The strong earnings can be attributed to higher production volumes and lower average operating expenses, partially offset by a decline in realized oil prices.
In third-quarter 2019, the partnership closed 25 acquisitions for $193.6 million. These acquisitions boosted its mineral interests by 23% from the year-ago level to a total of 17,151 net royalty acres.
The partnership was authorized by the board of directors of its general partner to make cash distribution of 46 cents per common unit for the September quarter of 2019. The new distribution reflects a sequential decrease of 2.1%.
It generated $164.2 million of net cash from operating activities in the first nine months of 2019, lower than the year-ago comparable period’s $176.4 million.
The resources wherein the partnership has mineral interest produced 1,956 thousand oil equivalent barrels (MBoe) in the September quarter of 2019, up from 1,691 MBoe a year ago owing to Midland Basin strength. Of the total volumes, oil accounted for 64%. Production of crude oil, natural gas and natural gas liquids rose in the quarter under review from the year-ago levels.
Average Realized Prices Decline
Average realized oil prices during the quarter were recorded at $51.53 per barrel, down from $54.30 a year ago. Natural gas prices were recorded at $$1.28 per thousand cubic feet, lower than the year-ago quarter’s $2.22. The price of natural gas liquids was $9.84 a barrel, down from the year-ago quarter’s $25.75.
Cost & Expenses
Total expenses in the quarter under review amounted to $25.2 million, higher than $22.9 million in the prior-year period. However, on a per BOE basis, total operating expenses were recorded at $3.11, lower than $3.49 in the year-ago period.
As of Sep 30, 2019, the partnership’s cash and cash equivalents were recorded at $20 million. The partnership reported long-term debt of $409.5 million, representing a debt-to-capitalization ratio of roughly 20.5%.
The partnership upwardly revised its fourth-quarter 2019 projection of daily net production in the band of 25-27 MBoe from the previous estimate of 23-25 MBoe. It expects first-quarter 2020 production to be flat with the fourth-quarter 2019 level.
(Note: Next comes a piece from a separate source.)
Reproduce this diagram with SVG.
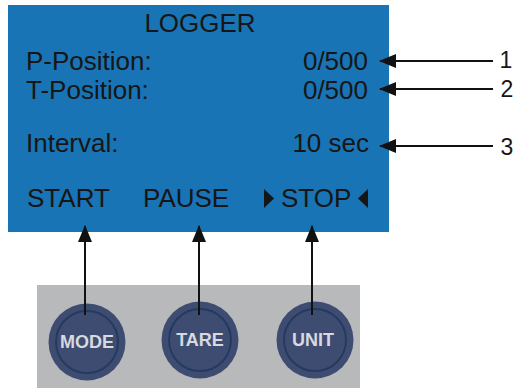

However, for full-year 2019, Viper Energy reduced its daily net production guidance from the range of 21.5-22 MBoe to 21-21.5 MBoe. The partnership added that the proportion of oil in total production volumes is projected in the band of 66-67%.
Zacks Rank and Stocks to Consider
Currently, Viper Energy has a Zacks Rank #3 (Hold). Some better-ranked players in the energy space are Lonestar Resources US Inc. LONE, CNX Resources Corporation CNX and Contango Oil & Gas Company MCF. All these companies carry a Zacks Rank #2 (Buy). You can see the complete list of today’s Zacks #1 Rank (Strong Buy) stocks here.
Lonestar’s 2020 earnings per share are expected to rise 77% year over year.
CNX Resources’ 2019 earnings per share have witnessed two upward movements and no downward revision in the past 30 days.
Contango Oil & Gas’ bottom line for the current year is expected to rise around 87% year over year.